Tarde de Año Nuevo reorganizando la biblioteca. Los meses que han quedado atrás han sido pródigos en lecturas y hallazgos literarios. Me han devuelto el interés -nunca abandonado- por los clásicos, por sus formas, contenidos y recursos. Al ir disponiendo cada volumen en los distintos anaqueles, parece posible reconstruir los fotogramas de este año ya caduco que, como aquellos, ha pasado a formar parte de nuestro particular archivo. Dos mil veintiuno ha sido el año en que vio la luz mi poemario Las erratas de la existencia y ahora, cuando ya trabajo en un nuevo proyecto, saboreo aún el dulce elixir de esas páginas, vertidas a la imprenta de la mano de Sial Pigmalión y que protagonizaron momentos inolvidables vividos a lo largo de este último semestre. Espero seguir disfrutando con el libro en el nuevo calendario recién abierto, tener la oportunidad de leer y compartir sus poemas, hacerlos llegar a un número mayor de lectores. Hacer balance de cuantos títulos me acompañaron durante el año que acabamos de despedir se antoja ardua tarea. Ahora, al sentir su tacto, percibir el olor y la rugosidad del papel, mientras voy colocándolos en los estantes, compruebo lo arriesgado que resulta hacer distingos, seleccionar una u otra voz en la arboleda de las palabras.
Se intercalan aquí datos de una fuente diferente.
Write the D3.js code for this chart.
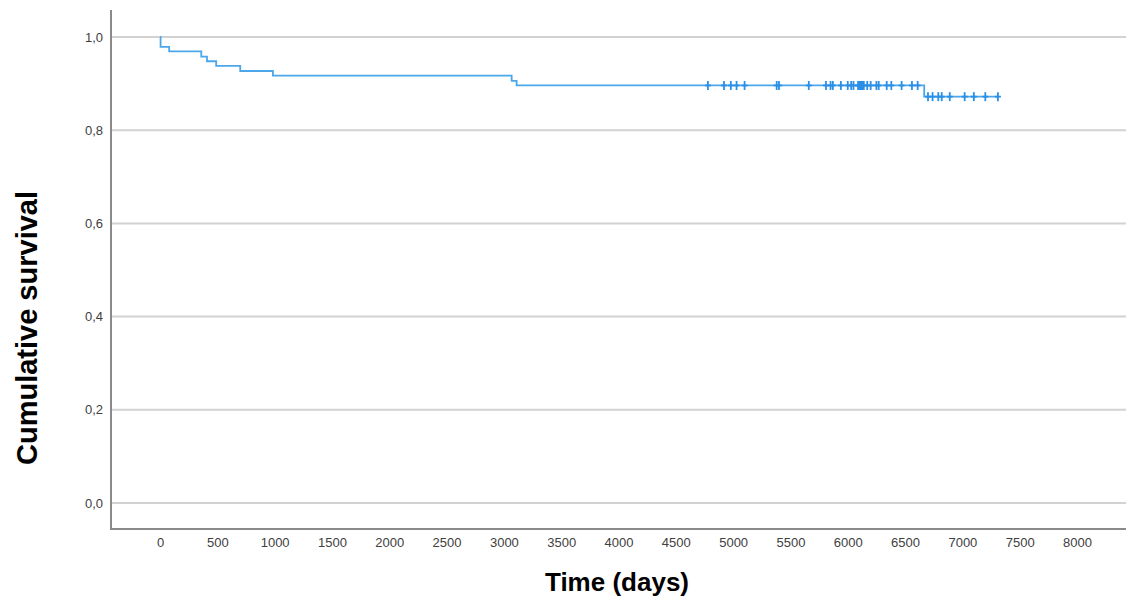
<!DOCTYPE html>
<html>
<head>
<meta charset="utf-8">
<script src="https://cdn.jsdelivr.net/npm/d3@7"></script>
<style>
  html, body { margin: 0; padding: 0; background: #fff; }
  svg { display: block; font-family: "Liberation Sans", Arial, sans-serif; }
</style>
</head>
<body>
<svg id="chart" width="1126" height="605"></svg>
<script>
// Kaplan-Meier step points (time in days, cumulative survival)
const stepTimes = [0, 5, 80, 360, 410, 490, 700, 985, 3068, 3111, 6667];
const stepSurvival = [1.0, 0.979, 0.969, 0.958, 0.948, 0.938, 0.927, 0.917, 0.906, 0.896, 0.872];
const lastTime = 7312;
// Censored observations (days)
const censorTimes = [4780, 4920, 4980, 5030, 5100, 5380, 5400, 5660, 5810, 5850, 5870, 5940,
  6000, 6030, 6050, 6090, 6100, 6110, 6120, 6130, 6140, 6170, 6200, 6250, 6270, 6340, 6380,
  6470, 6560, 6610, 6700, 6740, 6790, 6820, 6890, 7020, 7100, 7200, 7310];
const xTicks = [0, 500, 1000, 1500, 2000, 2500, 3000, 3500, 4000, 4500, 5000, 5500, 6000, 6500, 7000, 7500, 8000];
const yTicks = [0, 0.2, 0.4, 0.6, 0.8, 1.0];

const svg = d3.select("#chart");
const x = d3.scaleLinear().domain([0, 8000]).range([160, 1077]);
const y = d3.scaleLinear().domain([0, 1]).range([503, 37]);

const axisLeftX = 111, axisBottomY = 529, rightX = 1126, topY = 10;

// gridlines
svg.append("g").selectAll("line").data(yTicks).join("line")
  .attr("x1", axisLeftX).attr("x2", rightX)
  .attr("y1", d => y(d)).attr("y2", d => y(d))
  .attr("stroke", "#d2d2d2").attr("stroke-width", 2);

// y axis
const yAxis = d3.axisLeft(y).tickValues(yTicks).tickSize(0).tickPadding(8)
  .tickFormat(d => d3.format(".1f")(d).replace(".", ","));
const gy = svg.append("g").attr("transform", `translate(${axisLeftX},0)`).call(yAxis);
gy.select(".domain").remove();
gy.selectAll("text").attr("font-size", 13).attr("fill", "#404040")
  .attr("font-family", "Liberation Sans, Arial, sans-serif");

// x axis
const xAxis = d3.axisBottom(x).tickValues(xTicks).tickSize(0).tickPadding(9).tickFormat(d3.format("d"));
const gx = svg.append("g").attr("transform", `translate(0,${axisBottomY})`).call(xAxis);
gx.select(".domain").remove();
gx.selectAll("text").attr("font-size", 13).attr("fill", "#404040")
  .attr("font-family", "Liberation Sans, Arial, sans-serif");

// axis lines
svg.append("line").attr("x1", axisLeftX).attr("x2", axisLeftX).attr("y1", topY).attr("y2", axisBottomY)
  .attr("stroke", "#8a8a8a").attr("stroke-width", 2);
svg.append("line").attr("x1", axisLeftX - 1).attr("x2", rightX).attr("y1", axisBottomY).attr("y2", axisBottomY)
  .attr("stroke", "#8a8a8a").attr("stroke-width", 2);

// survival step line
const pts = stepTimes.map((t, i) => [t, stepSurvival[i]]);
pts.push([lastTime, stepSurvival[stepSurvival.length - 1]]);
const line = d3.line().x(d => x(d[0])).y(d => y(d[1])).curve(d3.curveStepAfter);
svg.append("path").datum(pts).attr("d", line)
  .attr("fill", "none").attr("stroke", "#4ba6ea").attr("stroke-width", 1.8);

// censor marks
function survAt(t) {
  let s = stepSurvival[0];
  for (let i = 0; i < stepTimes.length; i++) if (stepTimes[i] <= t) s = stepSurvival[i];
  return s;
}
const cg = svg.append("g").attr("stroke", "#2a8fe6").attr("stroke-width", 1.8);
censorTimes.forEach(t => {
  const cx = x(t), cy = y(survAt(t));
  cg.append("line").attr("x1", cx).attr("x2", cx).attr("y1", cy - 4.5).attr("y2", cy + 4.5);
  cg.append("line").attr("x1", cx - 3).attr("x2", cx + 3).attr("y1", cy).attr("y2", cy);
});

// titles
svg.append("text").attr("x", 617).attr("y", 591).attr("text-anchor", "middle")
  .attr("font-size", 26).attr("font-weight", "bold").attr("fill", "#000").text("Time (days)");
svg.append("text").attr("transform", "translate(37,328) rotate(-90)").attr("text-anchor", "middle")
  .attr("font-size", 29).attr("font-weight", "bold").attr("fill", "#000").text("Cumulative survival");
</script>
</body>
</html>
Después de casi dos años bajo el estigma de la pandemia, continúan vigentes las referencias que sostienen los pilares de mi escritura, la justificación del verso como respuesta frente a los aguijones de la realidad, método infalible para asimilar lo que nos rodea y vestirlo con nuestros propios ropajes. He leído mucho a Camus en estos meses. Sus zarpazos de lucidez condensados en unas pocas frases, pensamientos a la medida del mundo y la desconfianza del ser humano. El gran problema de la vida consiste en saber cómo pasar entre los hombres, nos dice el gran autor francés, y cuánta razón le asiste. Veo entonces hasta qué punto tenían sentido aquellos poemas que escribí sobre la existencia y la libertad. En un tiempo en el que todo parece sometido a los vaivenes del azar, donde la sorpresa es no sorprenderse por algo, la literatura deviene bálsamo que degustar sorbo a sorbo, sin caer en la tentación del espejo.
Me veo a solas, releyendo en silencio fragmentos de un libro cualquiera. Da igual cuál sea su título o su autor. Nuestra libertad comienza cuando somos capaces de no discriminar ningún texto que llega a nuestras manos. Para mejorar la concentración, elijo a Schubert. Admiro a Camus por su claridad de ideas, por la búsqueda incesante de argumentos para afirmar lo grandioso de la condición humana: Ni siquiera deseo ser un genio, pues bastante me cuesta ya ser un hombre.
Comienzo este nuevo tiempo con un gran descubrimiento que impulsa a continuar reflexionando en esa misma dirección. Se trata de los cuartetos de Emily Dickinson que acaba de publicar en una edición realmente exquisita la editorial Los libros del zorro rojo. La miniatura incandescente, con selección, traducción y prólogo de María Negroni e imágenes de Lucila Biscione es una delicia para los sentidos pero también para quienes quieran aproximarse a una autora del diecinueve cuya voz resuena absolutamente actual. Como explica María Negroni, estos cuartetos constituyen una curiosidad, "pequeños amuletos, miniaturas incandescentes", que encierran, como los carnets de Camus, certeras dosis de lucidez. Así, cuando nos dice que Fama es el halo que deja / El sabio en su nombre efímero - / El iris no de Occidente / Que tal como viene se va-.
El relato de las horas es deudor de la imaginación y del esfuerzo que hacemos para hacerla materia táctil. En eso consiste la creación, sea escritura, sea expresión plástica. Todo está inspirado por nuestro deseo de perdurar, de abolir de una u otra forma la certeza de nuestra propia caducidad.